China escondió el brote inicial de coronavirus en diciembre durante varias semanas y luego trató de desviar la atención de su Chernóbil biológico anunciando con bombo y platillo su éxito para contener la enfermedad (las cifras siguen estando en duda), ofreciendo asistencia internacional (en parte, con mascarillas y pruebas defectuosas) y propagando la salvaje teoría conspirativa de que la plaga no comenzó en Wuhan, sino que se preparó en un laboratorio militar de Estados Unidos y fue sembrada por el equipo estadounidense que asistió a los Juegos Mundiales Militares en Wuhan en octubre pasado.

La lección no es, como le gustaría decir a China, que los regímenes tiranos lidian de manera más eficaz con los desastres, sino que incuban el miedo que imposibilitó que los médicos y las autoridades en Wuhan comunicaran rápidamente la escala de la amenaza. La serie de tuits de la Embajada de China en Francia que elogiaron el mes pasado la repuesta superior de China y Asia al virus gracias al “sentido de comunidad y ciudadanía del que carecen las democracias occidentales” resultó grotesca. Li Wenliang, quien murió en febrero, y Ai Fen, quien parece haber desaparecido, son los doctores informantes de Wuhan a los que la humanidad nunca debe olvidar.

El 29 de marzo, Trump tuiteó, mientras morían estadounidenses, que “el presidente Trump tiene unos índices de audiencia elevadísimos”. Su programa de telerrealidad diario sobre la Covid-19, al que llama sus “últimas noticias sobre el coronavirus”, tuvo un “sorprendente número” de espectadores, una cifra “más semejante a la audiencia de un programa de comedia en horario estelar”.

Si buscan una definición rápida de obscenidad, ahí la tienen.
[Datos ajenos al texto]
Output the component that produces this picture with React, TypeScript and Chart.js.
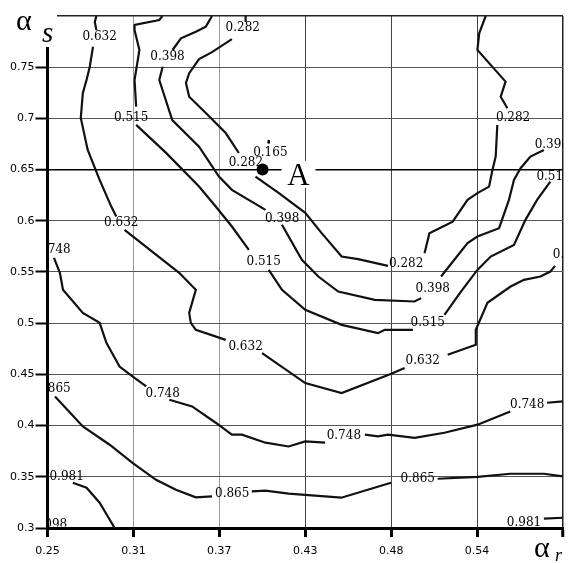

Esta es la mentalidad, o más bien la aflicción mental, que combinó el encubrimiento chino con una confabulación estadounidense de autoría trumpiana que hizo que se perdieran otras seis semanas al desestimar la pandemia y tildarla de engaño.

El mundo está acéfalo. Todos los países ven por sí mismos. Se revuelven mentiras y rumores. Con petulancia infantil, Mike Pompeo, el peor secretario de Estado estadounidense en mucho tiempo, insiste en llamar al coronavirus “el virus de Wuhan”. Este es el mundo de Trump y de Xi.

Es difícil ahora la situación aquí en Nueva York; en realidad, en todas partes. Al leer las cifras. Al tratar de entenderlas. Al ver las tiendas de triaje y las morgues portátiles. Al ver cerrar los pequeños negocios. De repente, hay millones desempleados. La gente muere sola, lejos de sus seres queridos debido al riesgo de infección. Guantes azules y blancos tirados en una calle. El insomnio. Los helicópteros sobrevolando la ciudad por la noche. Las reuniones por Zoom que consuelan, pero que también nos recuerdan que el tacto escapa a la tecnología. La manera en la que la gente se aleja de los demás transeúntes, el viraje brusco por el coronavirus. Las sirenas y el silencio que hace que se escuchen más fuerte.

Todo esto ha pasado antes, no del mismo modo, pero ha sucedido. Las transparencias de mi hermana también son un memento mori, un recordatorio de la fugacidad de la vida. Y el mundo siempre ha salido adelante. Gracias a gente como Craig Smith, el cirujano en jefe del Hospital Presbiteriano de Nueva York de la Universidad de Columbia, quien escribió un conmovedor mensaje sobre los pacientes de Covid-19 a sus soldados médicos: “Sobreviven porque nosotros no nos rendimos”.

Se está desmoronando. Encárguense de él. No nos damos por vencidos. Todos estamos conectados, y también con las generaciones pasadas y futuras. Aquí no hay extraños.